#### [Exercise objective]
Without any pictures, restate the lines from the one containing "Emit a Python" to the one containing "c_blue = '#1f63f0'", word for word, ends included.

## start Data supplied

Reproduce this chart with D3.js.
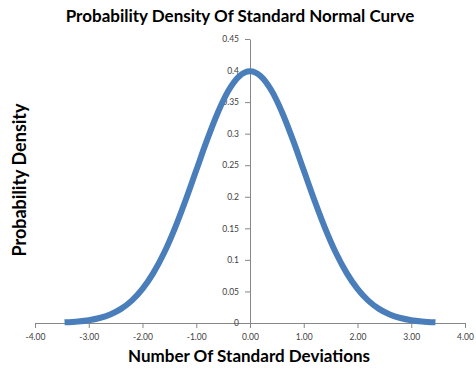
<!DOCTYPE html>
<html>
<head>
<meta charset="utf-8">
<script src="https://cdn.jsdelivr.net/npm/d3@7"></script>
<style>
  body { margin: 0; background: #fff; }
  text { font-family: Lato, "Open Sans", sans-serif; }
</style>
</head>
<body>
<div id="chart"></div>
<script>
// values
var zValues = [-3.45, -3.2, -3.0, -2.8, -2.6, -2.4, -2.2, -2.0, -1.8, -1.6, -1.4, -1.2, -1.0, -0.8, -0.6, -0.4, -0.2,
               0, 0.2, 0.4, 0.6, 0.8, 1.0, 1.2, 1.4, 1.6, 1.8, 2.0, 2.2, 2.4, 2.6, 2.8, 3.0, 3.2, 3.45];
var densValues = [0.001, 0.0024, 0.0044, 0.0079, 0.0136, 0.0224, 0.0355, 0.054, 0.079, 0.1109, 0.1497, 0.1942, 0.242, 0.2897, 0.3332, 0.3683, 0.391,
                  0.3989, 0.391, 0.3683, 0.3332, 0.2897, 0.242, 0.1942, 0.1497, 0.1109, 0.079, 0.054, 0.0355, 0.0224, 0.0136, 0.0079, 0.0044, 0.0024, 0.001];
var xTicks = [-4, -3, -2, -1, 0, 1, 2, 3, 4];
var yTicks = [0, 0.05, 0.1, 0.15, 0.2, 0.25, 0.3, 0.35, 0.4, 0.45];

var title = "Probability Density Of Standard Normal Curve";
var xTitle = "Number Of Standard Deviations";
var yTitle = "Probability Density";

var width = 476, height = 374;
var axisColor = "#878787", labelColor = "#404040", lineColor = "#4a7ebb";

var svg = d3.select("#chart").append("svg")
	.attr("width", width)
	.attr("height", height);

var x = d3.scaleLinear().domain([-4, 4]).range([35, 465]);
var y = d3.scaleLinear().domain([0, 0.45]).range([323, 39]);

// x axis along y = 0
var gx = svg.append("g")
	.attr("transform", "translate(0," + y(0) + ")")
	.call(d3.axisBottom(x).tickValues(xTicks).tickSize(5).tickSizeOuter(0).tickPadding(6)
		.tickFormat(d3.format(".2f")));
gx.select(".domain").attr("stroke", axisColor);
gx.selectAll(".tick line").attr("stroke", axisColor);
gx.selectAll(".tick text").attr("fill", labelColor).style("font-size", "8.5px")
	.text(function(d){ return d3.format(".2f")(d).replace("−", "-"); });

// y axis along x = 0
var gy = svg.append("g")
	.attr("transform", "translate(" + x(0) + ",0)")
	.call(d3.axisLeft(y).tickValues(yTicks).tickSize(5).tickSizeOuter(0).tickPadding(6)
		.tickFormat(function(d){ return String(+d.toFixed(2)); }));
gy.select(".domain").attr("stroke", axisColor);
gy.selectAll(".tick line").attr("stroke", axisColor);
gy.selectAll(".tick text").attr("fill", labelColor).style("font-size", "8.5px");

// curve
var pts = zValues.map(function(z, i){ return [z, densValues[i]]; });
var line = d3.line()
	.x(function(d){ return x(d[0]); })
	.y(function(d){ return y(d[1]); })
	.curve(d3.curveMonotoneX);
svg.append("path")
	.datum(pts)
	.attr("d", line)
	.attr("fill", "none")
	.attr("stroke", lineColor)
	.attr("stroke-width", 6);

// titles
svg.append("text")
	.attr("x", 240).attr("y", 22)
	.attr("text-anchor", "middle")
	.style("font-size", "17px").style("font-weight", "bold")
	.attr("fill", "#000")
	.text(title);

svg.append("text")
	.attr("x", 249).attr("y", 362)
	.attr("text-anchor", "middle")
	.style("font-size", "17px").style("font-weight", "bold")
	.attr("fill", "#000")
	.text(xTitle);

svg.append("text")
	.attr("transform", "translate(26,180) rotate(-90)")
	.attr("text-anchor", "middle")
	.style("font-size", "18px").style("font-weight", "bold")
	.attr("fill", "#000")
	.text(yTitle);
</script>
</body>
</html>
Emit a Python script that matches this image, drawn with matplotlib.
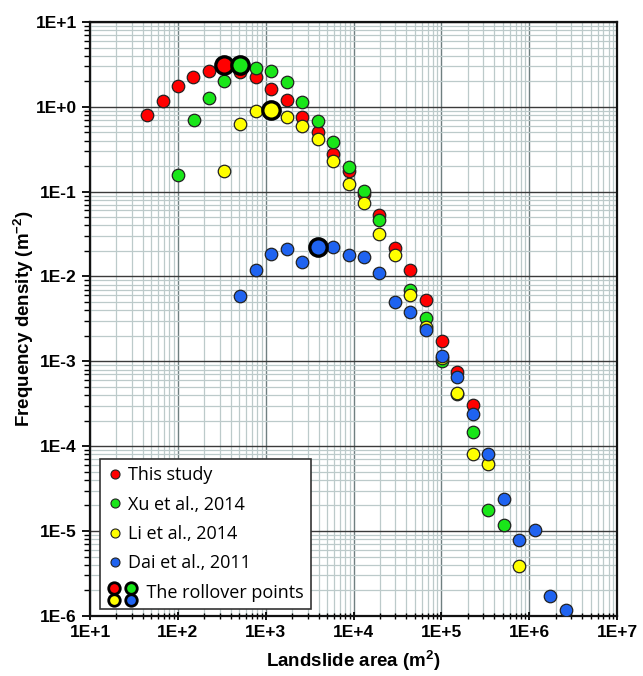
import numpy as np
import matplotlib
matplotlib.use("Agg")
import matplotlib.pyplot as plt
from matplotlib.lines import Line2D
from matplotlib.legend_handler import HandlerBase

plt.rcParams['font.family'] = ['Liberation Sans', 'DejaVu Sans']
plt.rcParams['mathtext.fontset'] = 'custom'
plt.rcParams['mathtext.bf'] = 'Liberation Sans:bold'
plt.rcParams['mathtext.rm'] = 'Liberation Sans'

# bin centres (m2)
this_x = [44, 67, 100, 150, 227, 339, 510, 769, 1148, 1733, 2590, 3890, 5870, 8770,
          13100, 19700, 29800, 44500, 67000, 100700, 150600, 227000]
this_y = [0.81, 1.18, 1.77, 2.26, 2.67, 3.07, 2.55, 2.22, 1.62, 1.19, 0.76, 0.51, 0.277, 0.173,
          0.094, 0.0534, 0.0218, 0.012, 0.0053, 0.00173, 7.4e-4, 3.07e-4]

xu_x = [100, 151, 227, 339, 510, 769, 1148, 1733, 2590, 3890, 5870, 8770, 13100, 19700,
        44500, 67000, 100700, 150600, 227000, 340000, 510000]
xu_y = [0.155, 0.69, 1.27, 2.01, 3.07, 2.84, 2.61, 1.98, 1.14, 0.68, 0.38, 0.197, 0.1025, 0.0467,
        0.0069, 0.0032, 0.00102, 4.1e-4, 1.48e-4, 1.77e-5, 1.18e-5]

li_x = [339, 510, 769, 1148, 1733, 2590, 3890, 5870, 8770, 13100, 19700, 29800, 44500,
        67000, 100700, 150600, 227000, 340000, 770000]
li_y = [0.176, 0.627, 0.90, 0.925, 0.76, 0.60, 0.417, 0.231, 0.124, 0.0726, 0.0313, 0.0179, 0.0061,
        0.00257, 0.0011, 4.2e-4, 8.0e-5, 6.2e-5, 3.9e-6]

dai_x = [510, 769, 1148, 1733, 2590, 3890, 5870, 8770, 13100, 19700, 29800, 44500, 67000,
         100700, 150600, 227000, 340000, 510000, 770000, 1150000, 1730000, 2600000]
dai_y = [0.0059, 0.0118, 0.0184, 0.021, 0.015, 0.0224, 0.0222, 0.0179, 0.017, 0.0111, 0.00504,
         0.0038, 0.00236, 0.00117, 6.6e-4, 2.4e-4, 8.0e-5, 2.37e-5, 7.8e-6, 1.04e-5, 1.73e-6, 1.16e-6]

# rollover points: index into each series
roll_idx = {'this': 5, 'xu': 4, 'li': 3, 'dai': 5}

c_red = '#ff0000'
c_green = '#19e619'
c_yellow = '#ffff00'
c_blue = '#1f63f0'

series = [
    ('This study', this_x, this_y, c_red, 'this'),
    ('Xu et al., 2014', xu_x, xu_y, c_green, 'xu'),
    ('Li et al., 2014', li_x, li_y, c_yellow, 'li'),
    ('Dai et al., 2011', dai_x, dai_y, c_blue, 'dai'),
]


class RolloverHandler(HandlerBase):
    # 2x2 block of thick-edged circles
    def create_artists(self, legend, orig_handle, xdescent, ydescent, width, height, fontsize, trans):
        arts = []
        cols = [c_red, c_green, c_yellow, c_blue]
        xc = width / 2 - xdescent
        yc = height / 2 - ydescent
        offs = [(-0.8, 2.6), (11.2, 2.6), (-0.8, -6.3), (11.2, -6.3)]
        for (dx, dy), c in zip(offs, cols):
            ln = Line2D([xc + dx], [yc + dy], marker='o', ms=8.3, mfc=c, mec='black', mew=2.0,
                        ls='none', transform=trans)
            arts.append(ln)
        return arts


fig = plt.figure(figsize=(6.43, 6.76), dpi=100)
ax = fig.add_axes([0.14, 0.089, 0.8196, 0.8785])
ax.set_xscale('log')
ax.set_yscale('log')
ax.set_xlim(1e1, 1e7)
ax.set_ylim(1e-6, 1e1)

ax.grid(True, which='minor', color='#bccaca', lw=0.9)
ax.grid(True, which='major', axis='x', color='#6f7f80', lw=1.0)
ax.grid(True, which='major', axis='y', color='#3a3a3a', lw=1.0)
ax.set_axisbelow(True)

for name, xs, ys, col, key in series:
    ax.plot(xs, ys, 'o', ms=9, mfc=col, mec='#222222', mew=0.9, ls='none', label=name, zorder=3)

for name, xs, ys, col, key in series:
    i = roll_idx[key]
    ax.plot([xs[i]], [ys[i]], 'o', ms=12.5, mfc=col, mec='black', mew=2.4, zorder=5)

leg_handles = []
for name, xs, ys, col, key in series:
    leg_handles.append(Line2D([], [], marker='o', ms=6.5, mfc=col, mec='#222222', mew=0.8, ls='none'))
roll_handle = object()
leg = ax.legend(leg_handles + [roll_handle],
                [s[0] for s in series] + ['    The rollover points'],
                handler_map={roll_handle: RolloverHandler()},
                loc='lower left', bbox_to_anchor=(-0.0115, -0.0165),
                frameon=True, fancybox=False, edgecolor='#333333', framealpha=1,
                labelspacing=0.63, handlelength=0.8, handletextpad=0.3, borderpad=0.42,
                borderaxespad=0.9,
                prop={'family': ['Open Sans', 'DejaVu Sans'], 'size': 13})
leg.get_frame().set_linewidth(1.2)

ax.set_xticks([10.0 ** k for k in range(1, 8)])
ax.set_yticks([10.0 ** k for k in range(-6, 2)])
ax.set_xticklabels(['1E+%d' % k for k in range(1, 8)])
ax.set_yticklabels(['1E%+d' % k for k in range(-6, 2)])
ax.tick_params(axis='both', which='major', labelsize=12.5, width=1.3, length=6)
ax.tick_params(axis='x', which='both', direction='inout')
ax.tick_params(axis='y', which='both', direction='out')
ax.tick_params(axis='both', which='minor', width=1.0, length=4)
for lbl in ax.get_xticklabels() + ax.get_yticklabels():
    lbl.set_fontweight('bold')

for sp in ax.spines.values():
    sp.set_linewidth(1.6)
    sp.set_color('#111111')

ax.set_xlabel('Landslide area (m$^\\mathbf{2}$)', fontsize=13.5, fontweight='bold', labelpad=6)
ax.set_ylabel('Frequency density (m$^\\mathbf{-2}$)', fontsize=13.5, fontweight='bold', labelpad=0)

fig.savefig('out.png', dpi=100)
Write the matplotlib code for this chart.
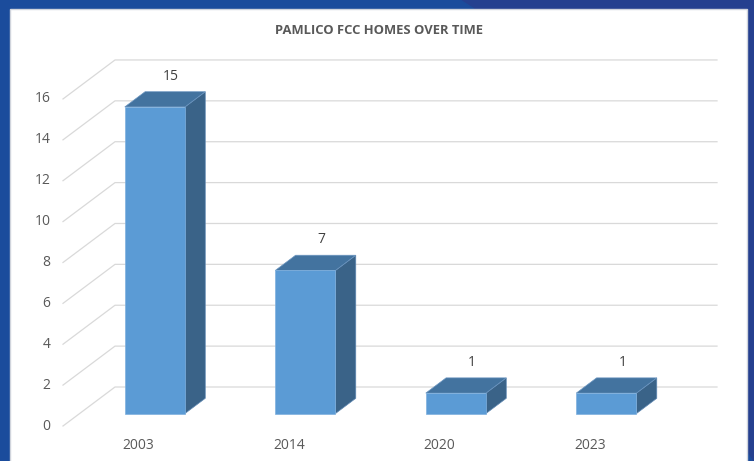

## end Data supplied

#### [Complete output]
Emit a Python script that matches this image, drawn with matplotlib.
import numpy as np
import matplotlib
matplotlib.use("Agg")
import matplotlib.pyplot as plt
from matplotlib.lines import Line2D
from matplotlib.legend_handler import HandlerBase

plt.rcParams['font.family'] = ['Liberation Sans', 'DejaVu Sans']
plt.rcParams['mathtext.fontset'] = 'custom'
plt.rcParams['mathtext.bf'] = 'Liberation Sans:bold'
plt.rcParams['mathtext.rm'] = 'Liberation Sans'

# bin centres (m2)
this_x = [44, 67, 100, 150, 227, 339, 510, 769, 1148, 1733, 2590, 3890, 5870, 8770,
          13100, 19700, 29800, 44500, 67000, 100700, 150600, 227000]
this_y = [0.81, 1.18, 1.77, 2.26, 2.67, 3.07, 2.55, 2.22, 1.62, 1.19, 0.76, 0.51, 0.277, 0.173,
          0.094, 0.0534, 0.0218, 0.012, 0.0053, 0.00173, 7.4e-4, 3.07e-4]

xu_x = [100, 151, 227, 339, 510, 769, 1148, 1733, 2590, 3890, 5870, 8770, 13100, 19700,
        44500, 67000, 100700, 150600, 227000, 340000, 510000]
xu_y = [0.155, 0.69, 1.27, 2.01, 3.07, 2.84, 2.61, 1.98, 1.14, 0.68, 0.38, 0.197, 0.1025, 0.0467,
        0.0069, 0.0032, 0.00102, 4.1e-4, 1.48e-4, 1.77e-5, 1.18e-5]

li_x = [339, 510, 769, 1148, 1733, 2590, 3890, 5870, 8770, 13100, 19700, 29800, 44500,
        67000, 100700, 150600, 227000, 340000, 770000]
li_y = [0.176, 0.627, 0.90, 0.925, 0.76, 0.60, 0.417, 0.231, 0.124, 0.0726, 0.0313, 0.0179, 0.0061,
        0.00257, 0.0011, 4.2e-4, 8.0e-5, 6.2e-5, 3.9e-6]

dai_x = [510, 769, 1148, 1733, 2590, 3890, 5870, 8770, 13100, 19700, 29800, 44500, 67000,
         100700, 150600, 227000, 340000, 510000, 770000, 1150000, 1730000, 2600000]
dai_y = [0.0059, 0.0118, 0.0184, 0.021, 0.015, 0.0224, 0.0222, 0.0179, 0.017, 0.0111, 0.00504,
         0.0038, 0.00236, 0.00117, 6.6e-4, 2.4e-4, 8.0e-5, 2.37e-5, 7.8e-6, 1.04e-5, 1.73e-6, 1.16e-6]

# rollover points: index into each series
roll_idx = {'this': 5, 'xu': 4, 'li': 3, 'dai': 5}

c_red = '#ff0000'
c_green = '#19e619'
c_yellow = '#ffff00'
c_blue = '#1f63f0'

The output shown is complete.